→ SHORT TASK
Extract everything from the first line through the line with "s.set_linewidth(1.2)", both ends included, except for any pictures.

→ Code that draws figures
○ ○ ○ ○ ○ ○ ○
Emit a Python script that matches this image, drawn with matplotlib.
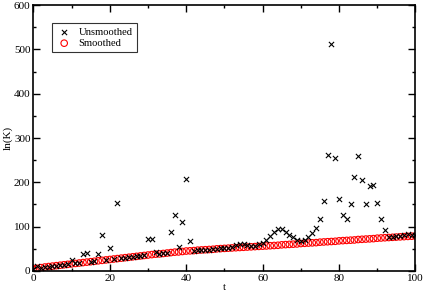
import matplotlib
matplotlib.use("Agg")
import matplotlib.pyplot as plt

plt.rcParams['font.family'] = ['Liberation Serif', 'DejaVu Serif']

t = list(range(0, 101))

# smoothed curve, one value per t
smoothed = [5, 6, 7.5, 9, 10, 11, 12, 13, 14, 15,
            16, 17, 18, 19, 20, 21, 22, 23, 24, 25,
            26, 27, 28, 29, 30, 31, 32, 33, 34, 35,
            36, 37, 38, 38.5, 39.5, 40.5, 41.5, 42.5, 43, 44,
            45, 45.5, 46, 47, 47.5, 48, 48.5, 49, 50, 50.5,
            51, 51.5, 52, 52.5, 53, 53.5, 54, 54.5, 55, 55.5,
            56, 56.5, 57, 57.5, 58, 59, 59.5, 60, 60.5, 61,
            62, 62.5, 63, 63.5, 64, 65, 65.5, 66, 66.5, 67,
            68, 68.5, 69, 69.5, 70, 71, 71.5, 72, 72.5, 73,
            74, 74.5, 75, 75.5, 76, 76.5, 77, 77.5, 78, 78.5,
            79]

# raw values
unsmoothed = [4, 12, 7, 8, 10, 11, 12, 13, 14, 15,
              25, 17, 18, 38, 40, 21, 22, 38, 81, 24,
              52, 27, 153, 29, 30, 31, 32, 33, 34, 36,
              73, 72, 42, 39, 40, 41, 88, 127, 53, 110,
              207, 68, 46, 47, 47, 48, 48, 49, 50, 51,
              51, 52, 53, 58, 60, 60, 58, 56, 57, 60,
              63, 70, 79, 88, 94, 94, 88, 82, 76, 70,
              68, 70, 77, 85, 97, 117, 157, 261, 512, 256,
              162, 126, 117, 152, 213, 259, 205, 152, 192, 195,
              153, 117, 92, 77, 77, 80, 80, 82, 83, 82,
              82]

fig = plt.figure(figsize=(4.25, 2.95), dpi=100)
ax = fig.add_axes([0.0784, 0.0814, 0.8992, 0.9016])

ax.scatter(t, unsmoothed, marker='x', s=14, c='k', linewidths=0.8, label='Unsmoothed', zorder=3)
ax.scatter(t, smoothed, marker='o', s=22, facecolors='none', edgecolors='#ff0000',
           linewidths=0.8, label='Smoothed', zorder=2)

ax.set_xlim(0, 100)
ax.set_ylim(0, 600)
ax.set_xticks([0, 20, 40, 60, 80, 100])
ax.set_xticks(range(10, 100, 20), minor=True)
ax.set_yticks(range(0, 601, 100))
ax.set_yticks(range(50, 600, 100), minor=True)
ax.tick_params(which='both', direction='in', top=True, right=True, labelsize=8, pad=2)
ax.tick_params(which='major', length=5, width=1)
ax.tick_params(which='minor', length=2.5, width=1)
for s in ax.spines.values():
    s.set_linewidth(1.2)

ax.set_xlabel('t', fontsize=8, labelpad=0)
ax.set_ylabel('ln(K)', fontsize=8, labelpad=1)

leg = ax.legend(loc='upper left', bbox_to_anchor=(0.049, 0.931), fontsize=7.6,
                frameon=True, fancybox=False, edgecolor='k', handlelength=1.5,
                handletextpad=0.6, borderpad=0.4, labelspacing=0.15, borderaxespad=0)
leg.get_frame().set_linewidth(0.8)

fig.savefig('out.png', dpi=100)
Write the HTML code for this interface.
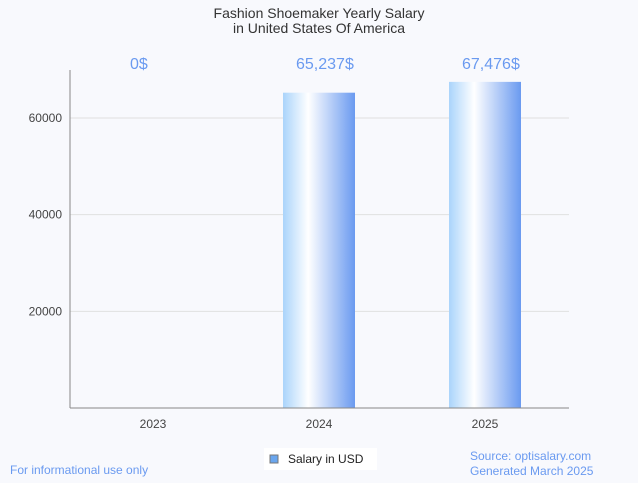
○ ○ ○ ○ ○ ○ ○
→ EXERCISE ANSWER
Emit a Python script that matches this image, drawn with matplotlib.
import matplotlib
matplotlib.use("Agg")
import matplotlib.pyplot as plt

plt.rcParams['font.family'] = ['Liberation Serif', 'DejaVu Serif']

t = list(range(0, 101))

# smoothed curve, one value per t
smoothed = [5, 6, 7.5, 9, 10, 11, 12, 13, 14, 15,
            16, 17, 18, 19, 20, 21, 22, 23, 24, 25,
            26, 27, 28, 29, 30, 31, 32, 33, 34, 35,
            36, 37, 38, 38.5, 39.5, 40.5, 41.5, 42.5, 43, 44,
            45, 45.5, 46, 47, 47.5, 48, 48.5, 49, 50, 50.5,
            51, 51.5, 52, 52.5, 53, 53.5, 54, 54.5, 55, 55.5,
            56, 56.5, 57, 57.5, 58, 59, 59.5, 60, 60.5, 61,
            62, 62.5, 63, 63.5, 64, 65, 65.5, 66, 66.5, 67,
            68, 68.5, 69, 69.5, 70, 71, 71.5, 72, 72.5, 73,
            74, 74.5, 75, 75.5, 76, 76.5, 77, 77.5, 78, 78.5,
            79]

# raw values
unsmoothed = [4, 12, 7, 8, 10, 11, 12, 13, 14, 15,
              25, 17, 18, 38, 40, 21, 22, 38, 81, 24,
              52, 27, 153, 29, 30, 31, 32, 33, 34, 36,
              73, 72, 42, 39, 40, 41, 88, 127, 53, 110,
              207, 68, 46, 47, 47, 48, 48, 49, 50, 51,
              51, 52, 53, 58, 60, 60, 58, 56, 57, 60,
              63, 70, 79, 88, 94, 94, 88, 82, 76, 70,
              68, 70, 77, 85, 97, 117, 157, 261, 512, 256,
              162, 126, 117, 152, 213, 259, 205, 152, 192, 195,
              153, 117, 92, 77, 77, 80, 80, 82, 83, 82,
              82]

fig = plt.figure(figsize=(4.25, 2.95), dpi=100)
ax = fig.add_axes([0.0784, 0.0814, 0.8992, 0.9016])

ax.scatter(t, unsmoothed, marker='x', s=14, c='k', linewidths=0.8, label='Unsmoothed', zorder=3)
ax.scatter(t, smoothed, marker='o', s=22, facecolors='none', edgecolors='#ff0000',
           linewidths=0.8, label='Smoothed', zorder=2)

ax.set_xlim(0, 100)
ax.set_ylim(0, 600)
ax.set_xticks([0, 20, 40, 60, 80, 100])
ax.set_xticks(range(10, 100, 20), minor=True)
ax.set_yticks(range(0, 601, 100))
ax.set_yticks(range(50, 600, 100), minor=True)
ax.tick_params(which='both', direction='in', top=True, right=True, labelsize=8, pad=2)
ax.tick_params(which='major', length=5, width=1)
ax.tick_params(which='minor', length=2.5, width=1)
for s in ax.spines.values():
    s.set_linewidth(1.2)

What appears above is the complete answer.